Как-то зимой мы вместе поехали в Голицыно, в писательский Дом творчества, двухэтажный уютный домик, когда-то принадлежавший Федору Коршу, основателю известного драматического театра. От вокзала до дома расстояние небольшое, обычно его проходили за пятнадцать минут. Но был очень холодный ветреный вечер, ветер бил в лицо сухим и колючим снегом, мы несли каждый по тяжелому чемодану, с опаской передвигали ноги по обледенелой дороге. В темноте я оскользнулся и шлепнулся посреди дороги, выронив чемодан. Когда я поднялся, Паустовский был уже по крайней мере на десять шагов впереди и, ссутулившись, тяжело тащил два чемодана — свой и мой. Я еле догнал его, он ни за что не хотел остановиться и выпустить мой чемодан из рук. Он на восемь лет старше, а тогда уверял, что и сильнее меня и поэтому ему ничего не стоит донести мой чемодан.
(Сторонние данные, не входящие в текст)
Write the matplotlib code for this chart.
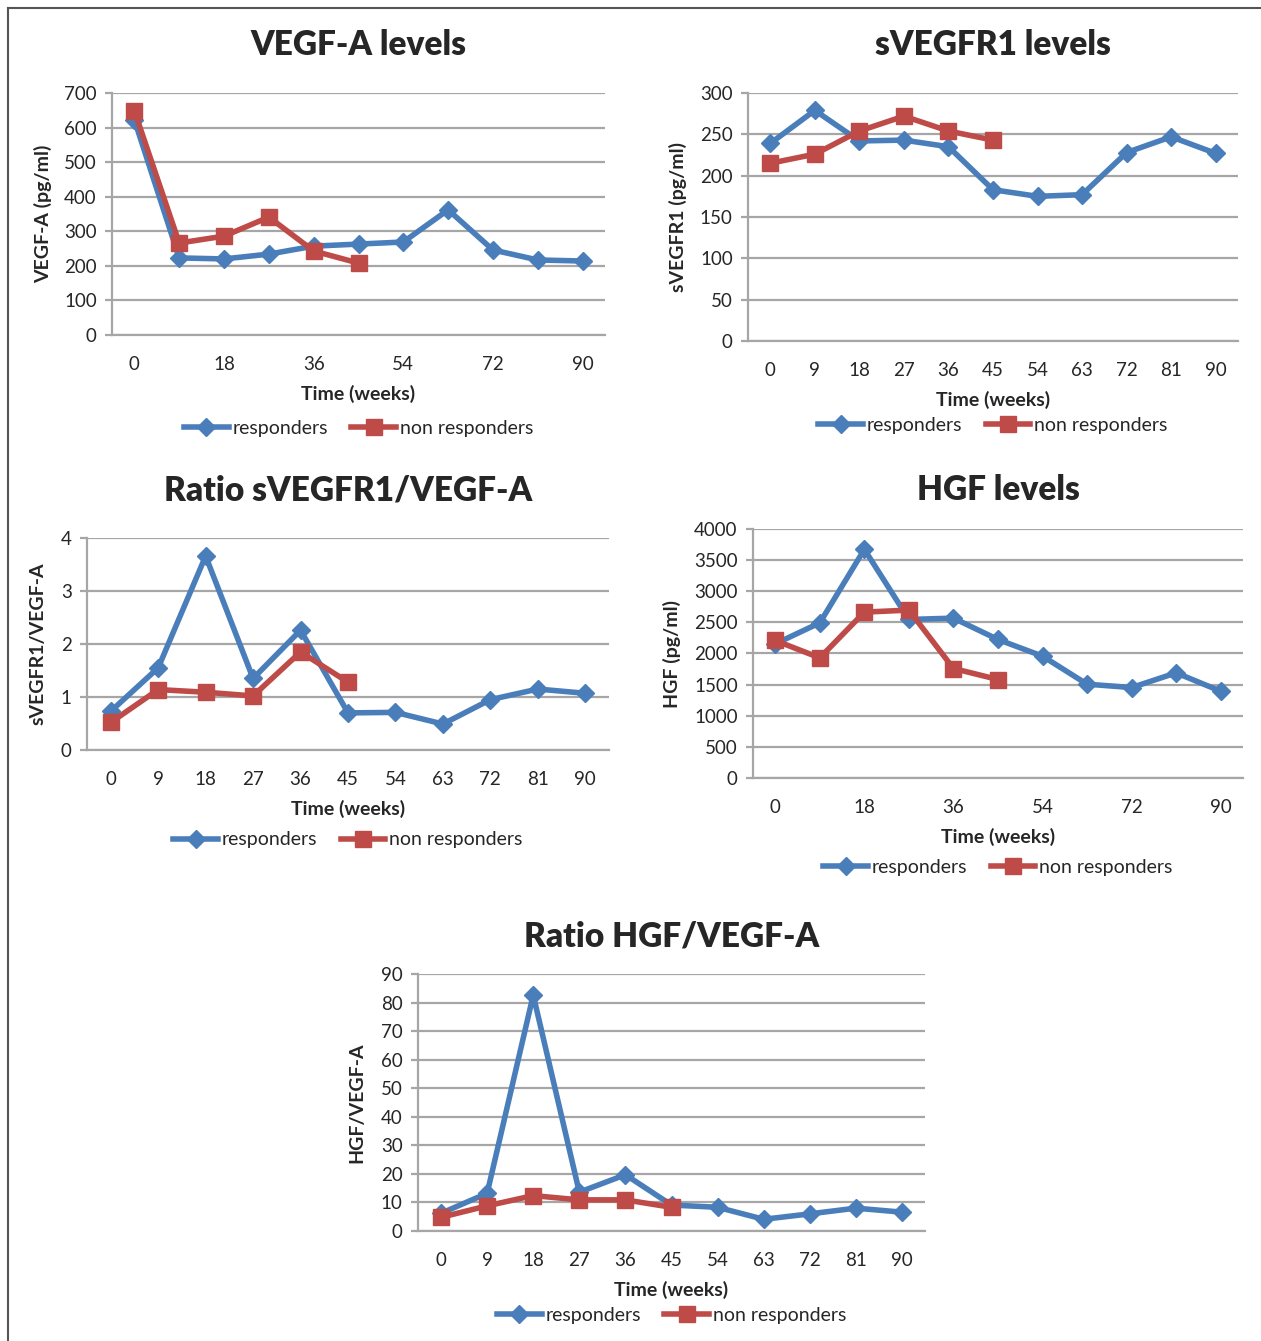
import matplotlib
matplotlib.use('Agg')
import matplotlib.pyplot as plt
from matplotlib.lines import Line2D

plt.rcParams['font.family'] = ['Lato', 'DejaVu Sans']

W, H = 1261, 1341

weeks = [0, 9, 18, 27, 36, 45, 54, 63, 72, 81, 90]
weeks_nr = [0, 9, 18, 27, 36, 45]

# VEGF-A levels
vegf_resp = [622, 223, 220, 234, 257, 263, 269, 362, 246, 217, 214]
vegf_nonresp = [648, 266, 286, 341, 243, 208]

# sVEGFR1 levels
svegfr1_resp = [239, 279, 242, 243, 235, 183, 175, 177, 228, 247, 227]
svegfr1_nonresp = [215, 226, 254, 272, 254, 243]

# ratio sVEGFR1/VEGF-A
ratio1_resp = [0.73, 1.55, 3.66, 1.35, 2.26, 0.70, 0.71, 0.49, 0.95, 1.15, 1.07]
ratio1_nonresp = [0.52, 1.14, 1.09, 1.02, 1.85, 1.28]

# HGF levels
hgf_resp = [2155, 2493, 3673, 2547, 2568, 2225, 1957, 1507, 1453, 1689, 1394]
hgf_nonresp = [2209, 1930, 2665, 2697, 1759, 1582]

# ratio HGF/VEGF-A
ratio2_resp = [6.2, 13.2, 82.6, 13.6, 19.7, 9.1, 8.3, 4.1, 6.0, 8.0, 6.6]
ratio2_nonresp = [4.8, 8.8, 12.4, 10.9, 10.9, 8.3]

blue = '#4a7ebb'
red = '#be4b48'
grid = '#a6a6a6'
txt = '#262626'

fig = plt.figure(figsize=(W / 100, H / 100), dpi=100)


def panel(box, title, ylabel, resp, nonresp, ymax, ystep, xticks, title_y,
          ylab_x, xlab_y, leg_y):
    left, right, top, bottom = box
    ax = fig.add_axes([left / W, 1 - bottom / H, (right - left) / W, (bottom - top) / H])
    ax.plot(weeks, resp, color=blue, lw=4, marker='D', ms=9, zorder=3)
    ax.plot(weeks_nr, nonresp, color=red, lw=4, marker='s', ms=11, zorder=4)
    ax.set_xlim(-4.5, 94.5)
    ax.set_ylim(0, ymax)
    yt = [ystep * i for i in range(int(round(ymax / ystep)) + 1)]
    ax.set_yticks(yt)
    ax.set_yticklabels([('%g' % v) for v in yt])
    ax.set_xticks(xticks)
    ax.set_xticklabels([str(v) for v in xticks])
    ax.grid(axis='y', color=grid, lw=1.6)
    ax.set_axisbelow(True)
    for s in ['top', 'right']:
        ax.spines[s].set_visible(False)
    ax.spines['left'].set_color(grid)
    ax.spines['left'].set_linewidth(1.6)
    ax.spines['bottom'].set_color(grid)
    ax.spines['bottom'].set_linewidth(1.6)
    ax.tick_params(axis='x', length=0, pad=15, labelsize=13.5, labelcolor=txt)
    ax.tick_params(axis='y', length=5, width=1.6, color=grid, pad=6,
                   labelsize=13.5, labelcolor=txt)
    cx = (left + right) / 2
    fig.text(cx / W, 1 - title_y / H, title, ha='center', va='center',
             fontsize=24, fontweight='heavy', color=txt)
    fig.text(ylab_x / W, 1 - (top + bottom) / 2 / H, ylabel, rotation=90,
             ha='center', va='center', fontsize=14, fontweight='bold', color=txt)
    fig.text(cx / W, 1 - xlab_y / H, 'Time (weeks)', ha='center', va='center',
             fontsize=14, fontweight='bold', color=txt)
    h1 = Line2D([], [], color=blue, lw=4, marker='D', ms=9)
    h2 = Line2D([], [], color=red, lw=4, marker='s', ms=11)
    leg = ax.legend([h1, h2], ['responders', 'non responders'], loc='center',
                    bbox_to_anchor=(cx / W, 1 - leg_y / H),
                    bbox_transform=fig.transFigure, ncol=2, frameon=False,
                    fontsize=14, handlelength=2.3, handletextpad=0.2,
                    columnspacing=1.2)
    for t in leg.get_texts():
        t.set_color(txt)
    return ax


panel((112, 605, 93, 335), 'VEGF-A levels', 'VEGF-A (pg/ml)', vegf_resp, vegf_nonresp,
      700, 100, [0, 18, 36, 54, 72, 90], 45, 43, 394, 428)
panel((748, 1238, 93, 341), 'sVEGFR1 levels', 'sVEGFR1 (pg/ml)', svegfr1_resp,
      svegfr1_nonresp, 300, 50, weeks, 45, 678, 400, 425)
panel((87, 609, 538, 750), 'Ratio sVEGFR1/VEGF-A', 'sVEGFR1/VEGF-A', ratio1_resp,
      ratio1_nonresp, 4, 1, weeks, 490, 38, 809, 840)
panel((753, 1243, 529, 778), 'HGF levels', 'HGF (pg/ml)', hgf_resp, hgf_nonresp,
      4000, 500, [0, 18, 36, 54, 72, 90], 490, 672, 837, 867)
panel((418, 925, 974, 1231), 'Ratio HGF/VEGF-A', 'HGF/VEGF-A', ratio2_resp,
      ratio2_nonresp, 90, 10, weeks, 936, 357, 1290, 1315)

# outer frame (top and left edges)
fig.add_artist(Line2D([8 / W, 1], [1 - 8 / H, 1 - 8 / H], color='#555555', lw=1.5))
fig.add_artist(Line2D([8 / W, 8 / W], [0, 1 - 8 / H], color='#555555', lw=1.5))

fig.savefig('out.png', dpi=100, facecolor='white')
Но уже и тогда, отбирая у него чемодан, я по его дыханию понял, что эти десять шагов стоили ему не малых усилий. Конечно, он в этом ни за что не сознался бы.
Мы ввалились в голицынский домик, обдутые встречным ледяным ветром, осыпанные сухим, медленно тающим снегом, застывшие на морозе до мозга костей. Маленький о девяти крохотных комнатках домик (три внизу, шесть наверху) был погружен в сонную вечернюю тишину. Из девяти его комнат только две или три были заняты. К ужину мы опоздали, и в очень большой, теплой кухне, освещенной мигающей керосиновой лампочкой, ночной сторож и друг писателей Петр Иванович предложил нам согреться чаем: на огромной, еще не остывшей плите стоял ведерных размеров тяжелый чайник. Начищенная медь его в кухонном полумраке сияла ярче, чем трепетный язычок керосиновой лампочки. В ту пору в голицынский писательский дом еще не успели провести электричество.
Я был за то, чтоб согреться чаем тут же на кухне — сейчас, прямо с морозу,— а уж потом подняться в комнаты. Но Паустовский наотрез отказался: жалко время терять. По едва освещенной лесенке он потащил свой чемодан на второй этаж. А когда тридцать минут спустя я зашел к нему посмотреть, как он устроился, я не поверил своим глазам: Паустовский уже сидел за столом и писал. Сел за работу «с ходу», еще не успев согреться с мороза, минуты не отдохнув после недолгой, но нелегкой дороги, даже не разрешив себе выпить стакана чая! Чемодан лежал на кровати раскрытый, но не разобранный — Паустовский успел только вынуть рукопись. Желтый мигающий свет керосиновой лампочки освещал верхнюю часть лежавшего перед ним листа бумаги: три или четыре строки были уже написаны.
— Здесь хорошо работается,— с удовлетворением произнес Паустовский, поворачиваясь ко мне.